Lesson 1 — Handling Temper Tantrums

Teaching Guide


  1. Materials
    1. Teaching guide: Handling Temper Tantrums

    2. Handout: Temper Tantrums

  2. Preparation for the Lesson
    1. Read the handout before presenting the lesson, perhaps marking or highlighting what you think are the most important points to stress.

    2. Distribute the handout a week or so before the lesson and ask clients to read it in advance (if possible and if it seems appropriate for the client).

  3. Suggested Lesson Outline
    1. Sharing experiences

      Ask the parents to share experiences with temper tantrums—their own as children or as adults, their children's tantrums, and tantrums of other children or adults. Ask about the following:

      1. What specific situations or conditions led to tantrums?
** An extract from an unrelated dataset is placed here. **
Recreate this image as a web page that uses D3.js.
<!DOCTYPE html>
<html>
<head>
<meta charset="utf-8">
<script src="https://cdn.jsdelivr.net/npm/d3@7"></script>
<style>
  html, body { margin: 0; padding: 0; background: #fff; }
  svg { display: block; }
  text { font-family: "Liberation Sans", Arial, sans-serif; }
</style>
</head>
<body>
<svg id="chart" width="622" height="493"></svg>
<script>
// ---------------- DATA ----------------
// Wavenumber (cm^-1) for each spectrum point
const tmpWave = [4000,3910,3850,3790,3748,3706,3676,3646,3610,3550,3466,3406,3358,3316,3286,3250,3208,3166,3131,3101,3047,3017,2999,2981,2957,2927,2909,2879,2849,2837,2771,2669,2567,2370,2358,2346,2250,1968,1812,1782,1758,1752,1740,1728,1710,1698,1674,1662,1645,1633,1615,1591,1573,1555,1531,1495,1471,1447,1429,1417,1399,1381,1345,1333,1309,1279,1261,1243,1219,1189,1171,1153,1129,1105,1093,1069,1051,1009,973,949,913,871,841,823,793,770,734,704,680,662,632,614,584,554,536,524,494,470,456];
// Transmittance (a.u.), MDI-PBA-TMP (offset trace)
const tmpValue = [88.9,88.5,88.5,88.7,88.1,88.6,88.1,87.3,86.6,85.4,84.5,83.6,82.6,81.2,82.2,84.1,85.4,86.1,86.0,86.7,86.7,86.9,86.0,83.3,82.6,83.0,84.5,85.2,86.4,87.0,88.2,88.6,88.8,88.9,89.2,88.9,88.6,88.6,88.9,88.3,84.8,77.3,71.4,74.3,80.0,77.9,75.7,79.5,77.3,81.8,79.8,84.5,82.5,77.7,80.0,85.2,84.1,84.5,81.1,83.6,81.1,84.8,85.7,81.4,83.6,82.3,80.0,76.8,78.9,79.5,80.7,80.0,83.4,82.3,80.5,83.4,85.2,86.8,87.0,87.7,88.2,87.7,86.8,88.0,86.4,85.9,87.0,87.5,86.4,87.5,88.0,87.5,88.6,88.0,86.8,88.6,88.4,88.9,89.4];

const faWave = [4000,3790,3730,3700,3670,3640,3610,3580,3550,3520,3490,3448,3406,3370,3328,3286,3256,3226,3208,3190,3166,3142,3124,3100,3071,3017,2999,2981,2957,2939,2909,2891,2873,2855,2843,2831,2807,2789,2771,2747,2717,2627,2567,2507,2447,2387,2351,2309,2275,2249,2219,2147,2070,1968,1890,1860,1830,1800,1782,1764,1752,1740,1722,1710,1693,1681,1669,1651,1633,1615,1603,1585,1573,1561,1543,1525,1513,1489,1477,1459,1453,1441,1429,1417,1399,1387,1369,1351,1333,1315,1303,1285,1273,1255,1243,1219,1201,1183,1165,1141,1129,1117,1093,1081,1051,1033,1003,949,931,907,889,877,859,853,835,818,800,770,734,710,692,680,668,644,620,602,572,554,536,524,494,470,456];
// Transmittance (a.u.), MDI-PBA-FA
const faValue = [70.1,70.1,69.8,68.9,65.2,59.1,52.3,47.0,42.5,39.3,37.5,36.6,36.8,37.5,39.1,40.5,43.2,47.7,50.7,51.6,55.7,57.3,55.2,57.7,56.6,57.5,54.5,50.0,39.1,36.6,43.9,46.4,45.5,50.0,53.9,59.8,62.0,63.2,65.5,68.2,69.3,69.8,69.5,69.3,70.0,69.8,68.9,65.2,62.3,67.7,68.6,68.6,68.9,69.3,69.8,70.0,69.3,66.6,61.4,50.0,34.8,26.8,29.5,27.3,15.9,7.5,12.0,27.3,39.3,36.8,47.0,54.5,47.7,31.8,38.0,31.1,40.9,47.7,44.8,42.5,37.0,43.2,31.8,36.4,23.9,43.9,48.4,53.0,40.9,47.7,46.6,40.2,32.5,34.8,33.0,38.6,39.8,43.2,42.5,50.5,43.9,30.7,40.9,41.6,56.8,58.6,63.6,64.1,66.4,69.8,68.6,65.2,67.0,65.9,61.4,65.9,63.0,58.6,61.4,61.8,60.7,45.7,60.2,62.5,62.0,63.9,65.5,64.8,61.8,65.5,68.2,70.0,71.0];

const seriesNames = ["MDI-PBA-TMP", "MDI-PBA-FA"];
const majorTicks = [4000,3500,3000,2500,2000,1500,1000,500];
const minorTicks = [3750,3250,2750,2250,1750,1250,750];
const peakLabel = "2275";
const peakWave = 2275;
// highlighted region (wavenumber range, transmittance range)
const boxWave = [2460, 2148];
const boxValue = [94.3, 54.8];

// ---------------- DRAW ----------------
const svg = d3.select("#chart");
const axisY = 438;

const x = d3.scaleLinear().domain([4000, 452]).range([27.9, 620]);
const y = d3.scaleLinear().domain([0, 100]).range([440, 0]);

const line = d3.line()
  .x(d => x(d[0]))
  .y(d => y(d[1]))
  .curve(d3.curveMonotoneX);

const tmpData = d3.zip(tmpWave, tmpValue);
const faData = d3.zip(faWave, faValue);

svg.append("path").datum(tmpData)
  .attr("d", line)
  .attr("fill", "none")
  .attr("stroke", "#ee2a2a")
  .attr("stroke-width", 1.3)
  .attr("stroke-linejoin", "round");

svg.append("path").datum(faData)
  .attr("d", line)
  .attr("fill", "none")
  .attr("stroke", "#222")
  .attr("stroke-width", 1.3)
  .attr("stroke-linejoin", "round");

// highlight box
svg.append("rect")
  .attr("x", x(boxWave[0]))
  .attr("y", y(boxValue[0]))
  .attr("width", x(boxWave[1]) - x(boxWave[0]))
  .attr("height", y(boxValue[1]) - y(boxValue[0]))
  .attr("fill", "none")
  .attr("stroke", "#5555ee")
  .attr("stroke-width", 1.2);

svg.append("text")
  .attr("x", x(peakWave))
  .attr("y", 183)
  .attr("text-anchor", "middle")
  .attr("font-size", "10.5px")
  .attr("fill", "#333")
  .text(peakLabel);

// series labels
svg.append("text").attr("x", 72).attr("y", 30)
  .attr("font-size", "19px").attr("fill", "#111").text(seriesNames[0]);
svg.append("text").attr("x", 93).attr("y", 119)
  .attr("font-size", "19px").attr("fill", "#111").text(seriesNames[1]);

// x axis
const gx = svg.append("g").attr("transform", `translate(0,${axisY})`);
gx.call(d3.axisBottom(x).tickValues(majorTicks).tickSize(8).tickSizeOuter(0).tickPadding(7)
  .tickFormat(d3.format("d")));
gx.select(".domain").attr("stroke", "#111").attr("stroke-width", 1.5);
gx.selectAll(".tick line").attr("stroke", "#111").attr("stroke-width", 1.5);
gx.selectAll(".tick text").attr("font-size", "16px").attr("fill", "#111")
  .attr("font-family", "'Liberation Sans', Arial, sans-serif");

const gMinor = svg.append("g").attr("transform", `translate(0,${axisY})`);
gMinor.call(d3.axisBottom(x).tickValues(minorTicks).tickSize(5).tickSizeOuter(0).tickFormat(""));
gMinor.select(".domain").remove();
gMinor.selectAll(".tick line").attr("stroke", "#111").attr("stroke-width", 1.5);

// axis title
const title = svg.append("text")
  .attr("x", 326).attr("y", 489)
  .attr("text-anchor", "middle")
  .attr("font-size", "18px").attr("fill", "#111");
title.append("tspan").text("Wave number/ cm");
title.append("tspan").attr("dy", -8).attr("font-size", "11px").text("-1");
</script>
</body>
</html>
      2. What general conclusion can you reach about causes of temper tantrums?

        Anger and temper outbursts are normal reactions to frustration—the person did not get or did not achieve what she/he expected or wanted. The situation is made worse by immaturity—not having learned better ways of coping with frustration. Children are especially likely to have anger outbursts when they have been exposed to adults who display temper themselves.
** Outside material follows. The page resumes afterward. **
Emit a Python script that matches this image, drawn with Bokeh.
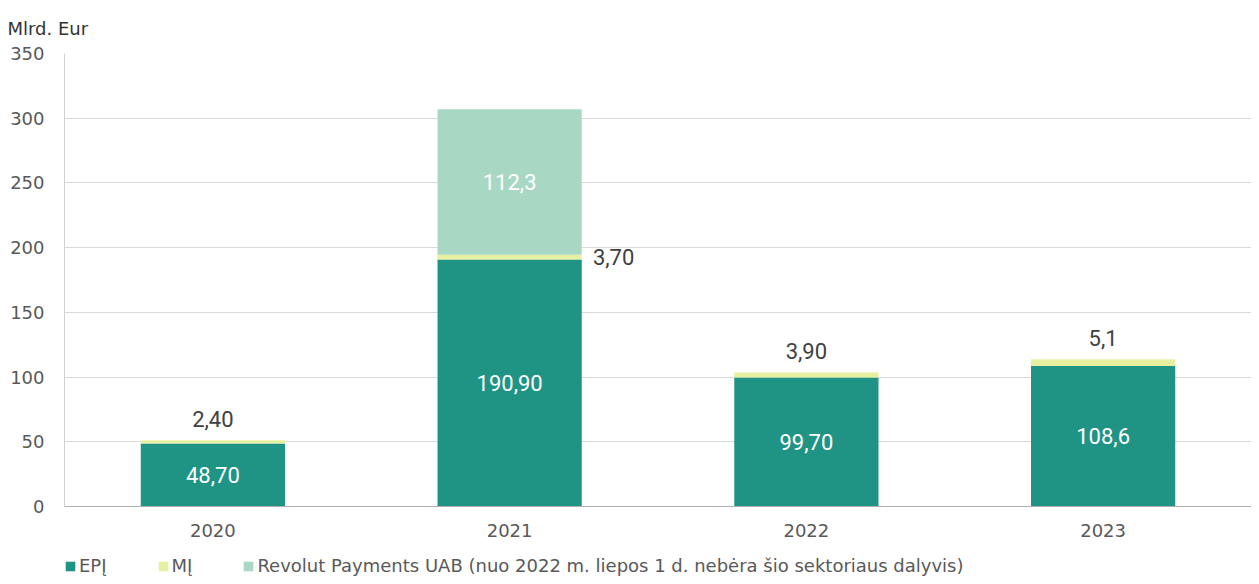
from bokeh.plotting import figure
from bokeh.layouts import column
from bokeh.models import ColumnDataSource, FactorRange, Legend, LegendItem, SingleIntervalTicker
from bokeh.core.properties import value
from bokeh.embed import file_html
from bokeh.resources import INLINE

years = ["2020", "2021", "2022", "2023"]
epi = [48.7, 190.9, 99.7, 108.6]
mi = [2.4, 3.7, 3.9, 5.1]
revolut = [0.0, 112.3, 0.0, 0.0]
epi_labels = ["48,70", "190,90", "99,70", "108,6"]
mi_labels = ["2,40", "3,70", "3,90", "5,1"]
rev_labels = ["", "112,3", "", ""]
series_names = ["EPĮ", "MĮ", "Revolut Payments UAB (nuo 2022 m. liepos 1 d. nebėra šio sektoriaus dalyvis)"]
colors = ["#1f9384", "#e6f0a0", "#a8d8c4"]

p = figure(x_range=FactorRange(*years, range_padding=0), y_range=(0, 350),
           width=1251, height=546, output_backend="svg", toolbar_location=None,
           min_border_left=64, min_border_right=0, min_border_top=53, min_border_bottom=40)
p.outline_line_color = None
p.background_fill_color = "white"

src = ColumnDataSource(dict(year=years, epi=epi, mi=mi, rev=revolut))
rs = p.vbar_stack(["epi", "mi", "rev"], x="year", width=0.486, source=src,
                  color=colors, line_color=None)

# Labels
font = value("Roboto")
epi_y = [v / 2 for v in epi]
p.text(x=years, y=epi_y, text=epi_labels, text_color="white", text_font=font,
       text_font_size="22px", text_align="center", text_baseline="middle")

rev_x = [y for y, r in zip(years, revolut) if r > 0]
rev_y = [e + m + r / 2 for e, m, r in zip(epi, mi, revolut) if r > 0]
rev_t = [t for t, r in zip(rev_labels, revolut) if r > 0]
p.text(x=rev_x, y=rev_y, text=rev_t, text_color="white", text_font=font,
       text_font_size="22px", text_align="center", text_baseline="middle")

mi_y, mi_xo, mi_yo = [], [], []
for e, m, r in zip(epi, mi, revolut):
    if r > 0:
        mi_y.append(e + m / 2); mi_xo.append(104); mi_yo.append(0)
    else:
        mi_y.append(e + m); mi_xo.append(0); mi_yo.append(-21)
msrc = ColumnDataSource(dict(x=years, y=mi_y, t=mi_labels, xo=mi_xo, yo=mi_yo))
p.text(x="x", y="y", text="t", x_offset="xo", y_offset="yo", source=msrc,
       text_color="#404040", text_font=font, text_font_size="22px",
       text_align="center", text_baseline="middle")

# Axes
p.yaxis.ticker = SingleIntervalTicker(interval=50)
for ax in (p.xaxis[0], p.yaxis[0]):
    ax.major_tick_line_color = None
    ax.minor_tick_line_color = None
    ax.major_label_text_font = "DejaVu Sans"
    ax.major_label_text_font_size = "18px"
    ax.major_label_text_color = "#595959"
p.yaxis.axis_line_color = "#d0d0d0"
p.xaxis.axis_line_color = "#b0b0b0"
p.yaxis.major_label_standoff = 14
p.xaxis.major_label_standoff = 11
p.xgrid.grid_line_color = None
p.ygrid.grid_line_color = "#d9d9d9"

p.title.text = "Mlrd. Eur"
p.title.text_font = "DejaVu Sans"
p.title.text_font_size = "18px"
p.title.text_font_style = "normal"
p.title.text_color = "#333333"
p.title.align = "left"
p.title.offset = -57
p.title.standoff = 30

# Legend strip below the chart
lg = figure(width=1251, height=30, output_backend="svg", toolbar_location=None,
            x_axis_type=None, y_axis_type=None, x_range=(0, 1), y_range=(0, 1),
            min_border_left=0, min_border_right=0, min_border_top=0, min_border_bottom=0)
lg.outline_line_color = None
lg.grid.grid_line_color = None
dummies = [lg.vbar(x=[-10], top=[0], width=0.1, color=c, line_color=None) for c in colors]
legend = Legend(items=[LegendItem(label=n, renderers=[r]) for n, r in zip(series_names, dummies)],
                orientation="horizontal", location=(0, 0))
legend.label_text_font = "DejaVu Sans"
legend.label_text_font_size = "18px"
legend.label_text_color = "#595959"
legend.glyph_width = 12
legend.glyph_height = 12
legend.label_standoff = 3
legend.spacing = 50
legend.padding = 0
legend.margin = 0
legend.border_line_color = None
legend.background_fill_alpha = 0
lg.add_layout(legend, "center")

open("out.html", "w").write(file_html(column(p, lg, spacing=0), INLINE))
      3. In your experiences, what worked to control or calm the tantrum?

      4. What did not work to control or calm the tantrum? What were the results of these ineffective methods?

    2. Dealing with tantrums

      1. Ask the parents to brainstorm some ways of dealing with temper tantrums. You may want to gently evaluate some of the suggestions they offer, based on information from the handout. You probably will want to do this in a gentle questioning way, asking "Why do you think that would work?" or "Why might that not work? (Refer back to what they already reported in response to Question 1d, above.)

      2. Review with the parents the points in the handout. Discuss with them whether they think these might work and how the ideas can be applied.

      3. Share other suggestions you have, from other things you have heard or read, or from your own experiences. Again, discuss with the parents whether they think these might work and how the ideas can be applied.

    3. Preventing tantrums

      1. Ask the parents to brainstorm some effective ways of preventing temper tantrums in the future.

      2. Review with the parents some other suggestions from the handout, or other information or experiences you have. Discuss with them whether they think these might work and how the ideas can be applied.

  4. Follow-up/Homework
    1. Ask the parents to set a goal for handling temper tantrums and preventing temper tantrums—an idea, strategy, or tactic that they will try in the next couple of weeks. If they and you are comfortable with this, you might have them share their goal with you—in oral or written form. (This could be a good basis for evaluating the lesson.)

    2. Whether or not they share their goal with you at lesson's end, check back with them in two or three weeks about how they did with their goal.

  5. Application to Nutrition Lessons
  6. You probably can readily apply the material to the foods/nutrition area, since it is not unusual for temper tantrums to result from children's desires for certain foods (cookies, for example) or dislike of certain foods (healthy meals, vegetables). Also, sometimes children become short- tempered about other matters because of hunger or energy problems.

  7. References
  8. For parents:

    Tavris, Carol. Anger: The Misunderstood Emotion. Simon & Schuster, 1983.

    Samolin, Nancy. Love and Anger: The Parental Dilemma. Viking, 1991.

    Wiggins, J. G. Dealing with Temper Tantrums. Personal Growth Press, 1969.

    For children:

    Hapgood, Miranda. Martha's Mad Day. Crown Publishers, 1977.

    Preston, E. The Temper Tantrum Book. Viking Press, 1969.

    For teacher:

    Schaefer, Charles E. and Howard L. Millman. "Temper Tantrums," How to Help Children with Common Problems. Van Nostrand Reinhold Company, 1981, pp. 293-303.

    Wiggins, J. G. Dealing With Temper Tantrums. Personal Growth Press, 1969.